Tessa suggests that it is worth making a large amount as it keeps for a long time if the herbs remain covered with the oil. Since it is only Lovey and myself at home, I halved the recipe (as I do with so many these days). Smear it all over a nice chicken for roasting and you can jazz up your roasted potatoes as well by giving them a nice toss with the oil before placing them in the oven. Spread some of the oil mixed with diced tomatoes on some toasted ciabatta bread for a nice bruschette. You can get really creative with this stuff.
Wash your rosemary and sage and leave to dry overnight on some paper towels.
Remove the leaves from the rosemary sprigs and remove any tough stalks from the sage sprigs. Peel your garlic and coarsely chop (if you go the blender route). Drop them into your blender and pulse-chop. My blender didn't do as good a job as I would have liked on the rosemary leaves but it chopped most of them fine and the leaves left whole were at least bruised and beat up enough to release their essence. If you do this by hand, chop them very finely.
I put my herbs in a Mason jar (because I love storing all things in Mason jars) and added a good pinch of salt.
Add a good quality olive oil and stir it up. Let it settle overnight then check to make sure all of the herbs are still covered.

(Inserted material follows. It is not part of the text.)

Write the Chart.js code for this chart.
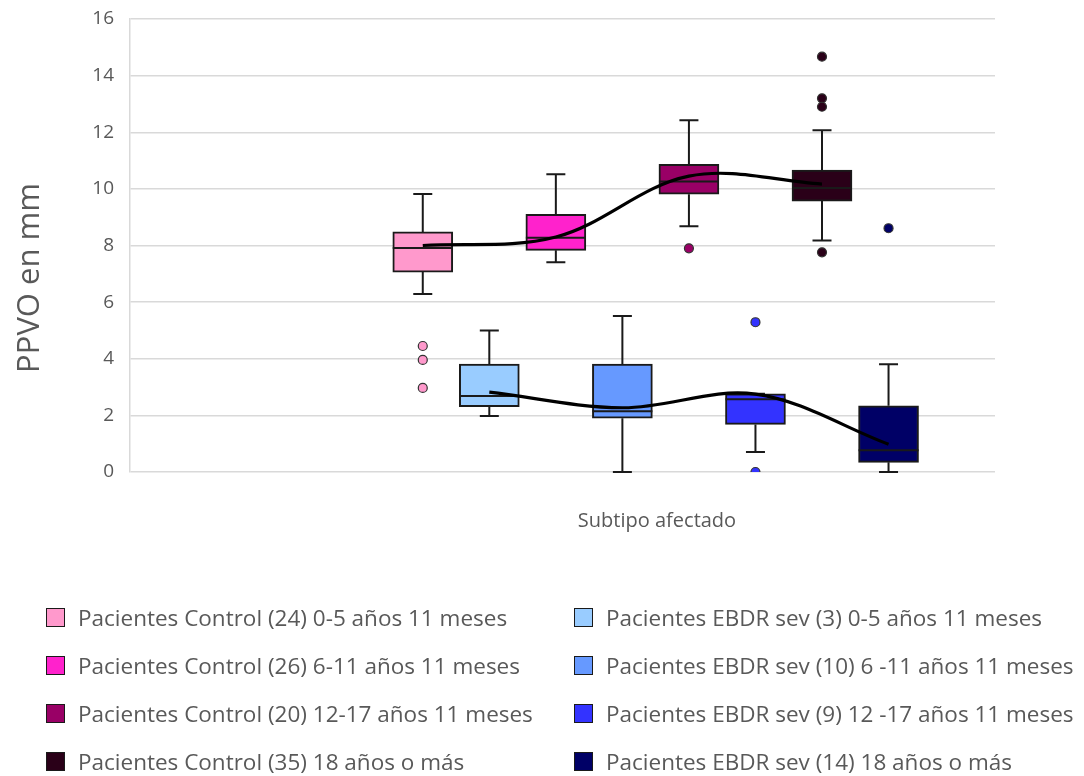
<!DOCTYPE html>
<html>
<head>
<meta charset="utf-8">
<script src="https://cdn.jsdelivr.net/npm/chart.js@4.4.1/dist/chart.umd.min.js"></script>
<style>
  body { margin: 0; background: #fff; }
  #wrap { position: relative; width: 1084px; height: 776px; }
  #legend {
    position: absolute; left: 46px; top: 604px;
    display: grid; grid-template-columns: 528px auto; grid-auto-rows: 48px;
    font-family: "Open Sans", sans-serif; font-size: 22.5px; color: #595959;
  }
  #legend .item { display: flex; align-items: center; height: 26px; white-space: nowrap; }
  #legend .sw { width: 17px; height: 17px; border: 1.5px solid #1a1a1a; margin-right: 13px; }
</style>
</head>
<body>
<div id="wrap">
  <canvas id="boxChart"></canvas>
  <div id="legend"></div>
</div>
<script>
// boxes left to right (control / EBDR alternate)
const boxLabels = [
  'Pacientes Control (24) 0-5 años 11 meses',
  'Pacientes EBDR sev (3) 0-5 años 11 meses',
  'Pacientes Control (26) 6-11 años 11 meses',
  'Pacientes EBDR sev (10) 6 -11 años 11 meses',
  'Pacientes Control (20) 12-17 años 11 meses',
  'Pacientes EBDR sev (9) 12 -17 años 11 meses',
  'Pacientes Control (35) 18 años o más',
  'Pacientes EBDR sev (14) 18 años o más'
];
const boxColors = ['#FF99CC', '#99CCFF', '#FF22CC', '#6699FF', '#990066', '#3333FF', '#2A0018', '#000066'];

const whiskerLow  = [6.29, 1.98, 7.41, 0.00, 8.68, 0.71, 8.18, 0.00];
const q1          = [7.06, 2.31, 7.83, 1.90, 9.81, 1.68, 9.57, 0.34];
const median      = [7.91, 2.68, 8.27, 2.15, 10.26, 2.57, 10.03, 0.77];
const q3          = [8.48, 3.81, 9.10, 3.81, 10.87, 2.76, 10.66, 2.34];
const whiskerHigh = [9.82, 5.00, 10.52, 5.51, 12.42, 2.76, 12.07, 3.81];
const means       = [8.00, 2.82, 8.30, 2.27, 10.45, 2.75, 10.17, 0.98];
const outliers = [
  [4.45, 3.96, 2.97], [], [], [], [7.90], [5.29, 0], [14.67, 13.2, 12.9, 7.76], [8.61]
];
const yTicks = [0, 2, 4, 6, 8, 10, 12, 14, 16];

// legend
const legend = document.getElementById('legend');
boxLabels.forEach((lab, i) => {
  const it = document.createElement('div');
  it.className = 'item';
  it.innerHTML = '<span class="sw" style="background:' + boxColors[i] + '"></span>' + lab;
  legend.appendChild(it);
});

const controlIdx = [0, 2, 4, 6];
const ebdrIdx = [1, 3, 5, 7];

// whiskers + medians + axis titles, drawn from the scales
const boxParts = {
  id: 'boxParts',
  beforeDatasetsDraw(chart) {
    const { ctx, scales: { x, y } } = chart;
    ctx.save();
    ctx.strokeStyle = '#1a1a1a';
    ctx.lineWidth = 2;
    boxLabels.forEach((_, i) => {
      const px = x.getPixelForValue(i);
      const cap = 9.5;
      ctx.beginPath();
      ctx.moveTo(px, y.getPixelForValue(whiskerLow[i]));
      ctx.lineTo(px, y.getPixelForValue(q1[i]));
      ctx.moveTo(px, y.getPixelForValue(q3[i]));
      ctx.lineTo(px, y.getPixelForValue(whiskerHigh[i]));
      ctx.moveTo(px - cap, y.getPixelForValue(whiskerLow[i]));
      ctx.lineTo(px + cap, y.getPixelForValue(whiskerLow[i]));
      ctx.moveTo(px - cap, y.getPixelForValue(whiskerHigh[i]));
      ctx.lineTo(px + cap, y.getPixelForValue(whiskerHigh[i]));
      ctx.stroke();
    });
    ctx.restore();
  },
  afterDatasetDraw(chart, args) {
    if (args.meta.type !== 'bar') return;
    const { ctx, scales: { x, y } } = chart;
    ctx.save();
    ctx.strokeStyle = '#1a1a1a';
    ctx.lineWidth = 2;
    median.forEach((m, i) => {
      const px = x.getPixelForValue(i);
      const py = y.getPixelForValue(m);
      ctx.beginPath();
      ctx.moveTo(px - 30, py);
      ctx.lineTo(px + 30, py);
      ctx.stroke();
    });
    ctx.restore();
  },
  afterDraw(chart) {
    const ctx = chart.ctx;
    ctx.save();
    ctx.fillStyle = '#595959';
    ctx.textAlign = 'center';
    ctx.textBaseline = 'middle';
    ctx.font = '20px "Open Sans"';
    ctx.fillText('Subtipo afectado', 657, 521);
    ctx.translate(30, 278);
    ctx.rotate(-Math.PI / 2);
    ctx.font = '31px "Open Sans"';
    ctx.fillText('PPVO en mm', 0, 0);
    ctx.restore();
  }
};

const outlierSets = [];
outliers.forEach((vals, i) => {
  if (!vals.length) return;
  outlierSets.push({
    type: 'scatter',
    data: vals.map(v => ({ x: i, y: v })),
    backgroundColor: boxColors[i],
    borderColor: '#333',
    borderWidth: 1.2,
    pointRadius: 4.5,
    order: 1
  });
});

const meanLine = idx => ({
  type: 'line',
  data: idx.map(i => ({ x: i, y: means[i] })),
  borderColor: '#000',
  borderWidth: 3.2,
  pointRadius: 0,
  tension: 0.35,
  fill: false,
  order: 0
});

new Chart(document.getElementById('boxChart'), {
  data: {
    datasets: [
      meanLine(controlIdx),
      meanLine(ebdrIdx),
      ...outlierSets,
      {
        type: 'bar',
        data: boxLabels.map((_, i) => ({ x: i, y: [q1[i], q3[i]] })),
        backgroundColor: boxColors,
        borderColor: '#1a1a1a',
        borderWidth: 2,
        borderSkipped: false,
        barThickness: 60,
        grouped: false,
        order: 3
      }
    ]
  },
  options: {
    responsive: true,
    maintainAspectRatio: false,
    animation: false,
    layout: { padding: { left: 0, top: 19, right: 89, bottom: 304 } },
    plugins: { legend: { display: false }, tooltip: { enabled: false } },
    scales: {
      x: { type: 'linear', min: -4.4, max: 8.6, offset: false, display: false },
      y: {
        min: 0, max: 16,
        afterBuildTicks: s => { s.ticks = yTicks.map(v => ({ value: v })); },
        afterFit: s => { s.width = 130; s.paddingTop = 0; s.paddingBottom = 0; },
        ticks: { color: '#595959', font: { family: 'Open Sans', size: 19 }, padding: 16 },
        grid: { color: '#d9d9d9', lineWidth: 1.5, drawTicks: false },
        border: { color: '#d9d9d9', width: 1.5 }
      }
    }
  },
  plugins: [boxParts]
});
</script>
</body>
</html>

Store in a cool, dark place or in the refrigerator. I'm keeping mine on my pantry shelf with it's cousins.
Smicca - Herbed Olive Oil
From Twelve by Tessa Kiros
Makes 1litre (4 cups)
4-1/2 ounces rosemary sprigs
3-1/2 ounces sage sprigs
4 garlic cloves garlic
about 3 cups olive oil
Mise en Place:
- rinse rosemary and sage and allow to dry, preferably overnight
- strip leaves from rosemary and sage sprigs
- peel garlic
- measure olive oil
Chop the sage, rosemary leaves and the garlic very finely by hand, or pulse-chop in a blender. Place in a jar, lightly salt and cover with oil. Stir through. Leave it overnight to settle, then check that the herbs are completely covered with oil. Add a little more oil if necessary. Store in a closed jar in a cool, dark place or in the refrigerator. This will keep for several months - just keep topping it up with olive oil.